I would like to sort the file so that it looks like so:

1.1
1.2
1.10
3.2

In other words, 1.10 is bigger than 1.2

I tried:

sort -nk 1,1 file

But I keep getting this, which is not what I want

1.1
1.10
1.2
3.2

Thanks

  • 1
    On Linux (or, more accurately, with GNU sort), there's an option -g or --general-numeric-sort. I've not played with it. – Jonathan Leffler Sep 15 '17 at 16:27
  • 1
    On second thoughts, you're not interested in treating the value as a number, because numerically, 1.10 is the same as 1.1 and is smaller than 1.2. So, the -g option is no help.
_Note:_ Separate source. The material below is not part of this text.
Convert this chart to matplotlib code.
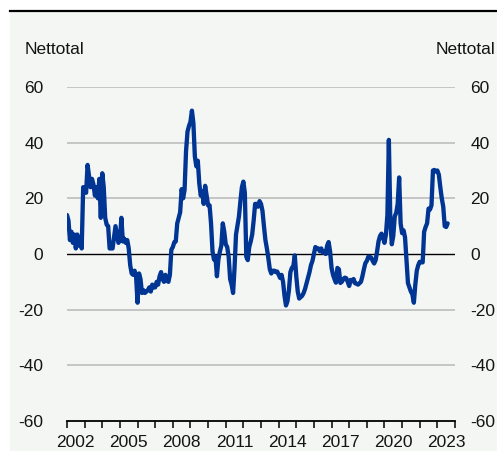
import matplotlib
matplotlib.use("Agg")
import matplotlib.pyplot as plt
from matplotlib.patches import Rectangle
from matplotlib.lines import Line2D
import numpy as np

plt.rcParams['font.family'] = ['Liberation Sans', 'DejaVu Sans']

# Monthly net balance, January 2002 onwards
start_year = 2002
values_by_year = {
    2002: [14, 12, 5, 8, 4, 7, 2, 7, 3, 6, 2, 24],
    2003: [24, 22, 32, 28, 24, 27, 25, 21, 24, 20, 27, 13],
    2004: [29, 24, 13, 10.5, 10, 2, 2, 2, 6, 10, 7, 4],
    2005: [5, 13, 4.5, 5.5, 4, 5, 2, -4, -7, -7.5, -6, -8],
    2006: [-17.5, -7, -9, -14, -13, -14, -13.5, -13, -12, -13.5, -11, -12],
    2007: [-12, -10, -11, -8, -6.5, -9, -10, -7.5, -9.5, -10, -7.5, 1.5],
    2008: [2.5, 4.2, 4.5, 11, 13, 15, 23.3, 20, 23, 37, 44, 46],
    2009: [47.5, 51.5, 47, 35, 31.5, 33.5, 25.4, 21, 22.5, 18, 24.5, 21],
    2010: [17.5, 17.5, 11, 1, -2, -1, -8, -2, 0.8, 3, 11, 8],
    2011: [3.5, 2.5, -1, -9, -11, -14, -5, 7, 10.3, 13.5, 19, 24],
    2012: [26, 22, -1, -2.2, 2.5, 4.5, 7, 12, 18, 18, 17, 19],
    2013: [18, 15.5, 10, 5, 2, -1.5, -5.5, -7, -6, -6, -6.5, -6.3],
    2014: [-7.4, -8.6, -7.5, -10, -15, -18.5, -17, -13, -6.5, -5, -4.4, -0.5],
    2015: [-8, -13.5, -16, -15.5, -15, -14, -12.5, -10.5, -8.5, -6.5, -4, -2.5],
    2016: [0, 2.5, 2, 2, 1, 2, 0.5, 1, 0, 3, 4.3, 1],
    2017: [-5, -7.5, -9, -10.3, -5, -5.5, -10.4, -10, -9, -8.5, -8.7, -10],
    2018: [-11.5, -9.3, -9.8, -9, -10.5, -10.7, -11, -10.5, -10, -8, -5.5, -3.3],
    2019: [-2.5, -1, -1, -1.3, -2.5, -3.4, -2.2, 1, 4.6, 6.5, 7.3, 6],
    2020: [4, 7, 14, 41, 12, 3.5, 6.5, 13.5, 14.8, 18, 27.5, 11],
    2021: [7.5, 8.5, 6, -2.5, -10.5, -12, -13.5, -14.5, -17.5, -11, -6, -4],
    2022: [-2.8, -3, -3, 8, 9.7, 11, 16.3, 16, 17.5, 30, 30.2, 29.6],
    2023: [30, 28.5, 24, 20, 17, 10, 9.7, 11],
}

tick_labels = ["2002", "2005", "2008", "2011", "2014", "2017", "2020", "2023"]
y_ticks = [-60, -40, -20, 0, 20, 40, 60]
axis_title = "Nettotal"

values = np.concatenate([np.asarray(v, dtype=float) for v in values_by_year.values()])
x = start_year + np.arange(len(values)) / 12.0

W, H = 497, 453
FS = 12.5
TXT = "#141414"
fig = plt.figure(figsize=(W / 100, H / 100), dpi=100)
fig.patch.set_facecolor("white")

# light panel behind the chart and the heavy rule on top
fig.patches.append(Rectangle((10 / W, 2 / H), (W - 10) / W, (H - 14) / H,
                             transform=fig.transFigure, facecolor="#f4f6f4",
                             edgecolor="none", zorder=-10))
fig.lines.append(Line2D([10 / W, 1], [(H - 11) / H] * 2, transform=fig.transFigure,
                        color="black", linewidth=1.6))

left, right = 67 / W, 455 / W
bottom, top = (H - 421) / H, (H - 87) / H
ax = fig.add_axes([left, bottom, right - left, top - bottom])
ax.set_facecolor("none")

ax.set_xlim(2002, 2024)
ax.set_ylim(-60, 60)

for yv in y_ticks:
    if yv == -60:
        continue
    if yv == 0:
        ax.axhline(0, color="black", linewidth=1.0, zorder=2)
    else:
        ax.axhline(yv, color="#bdbdbd", linewidth=1.2, zorder=1)

ax.plot(x, values, color="#003594", linewidth=3.1, solid_joinstyle="round",
        solid_capstyle="round", zorder=3)

for side in ("top", "right", "left"):
    ax.spines[side].set_visible(False)
ax.spines["bottom"].set_linewidth(1.3)

# year ticks on boundaries, labels centred within the year
ax.set_xticks(np.arange(2002, 2025))
ax.set_xticklabels([])
ax.tick_params(axis="x", which="major", length=5, width=1.1, direction="out")
label_pos = [int(t) + 0.5 for t in tick_labels]
ax.set_xticks(label_pos, minor=True)
ax.set_xticklabels(tick_labels, minor=True, fontsize=FS, color=TXT)
ax.tick_params(axis="x", which="minor", length=0, pad=10)

ax.set_yticks(y_ticks)
ax.set_yticklabels([str(v) for v in y_ticks], fontsize=FS, color=TXT)
ax.tick_params(axis="y", length=0, pad=17)

ax2 = ax.twinx()
ax2.set_ylim(-60, 60)
ax2.set_yticks(y_ticks)
ax2.set_yticklabels([str(v) for v in y_ticks], fontsize=FS, color=TXT)
ax2.tick_params(axis="y", length=0, pad=11)
for side in ("top", "right", "left", "bottom"):
    ax2.spines[side].set_visible(False)

fig.text(25 / W, (H - 50) / H, axis_title, fontsize=FS, color=TXT,
         ha="left", va="center")
fig.text(495 / W, (H - 50) / H, axis_title, fontsize=FS, color=TXT,
         ha="right", va="center")

fig.savefig("out.png", dpi=100)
The -V option treats components as components of a version; that works if you have it available. – Jonathan Leffler Sep 15 '17 at 16:37
2

With GNU sort:

sort -t "." -n -k1,1 -k2,2 file

Output:

1.1
1.2
1.10
3.2
  • This works correctly because of the requirement that 10 sorts after 2, which is not a numeric sort. It could get tricky in more general contexts where the numbers have more varied numbers of digits (12.1, 2.345) and, in particular, are embedded in fields between other delimiters: a 12.1 b etc. I'm not sure there's an easy fix for the latter, other than -V. – Jonathan Leffler Sep 15 '17 at 16:36
1

You may use the -V option.

sort -V numbers

However this option is only in GNU Coreutils and could be absent from other implementation.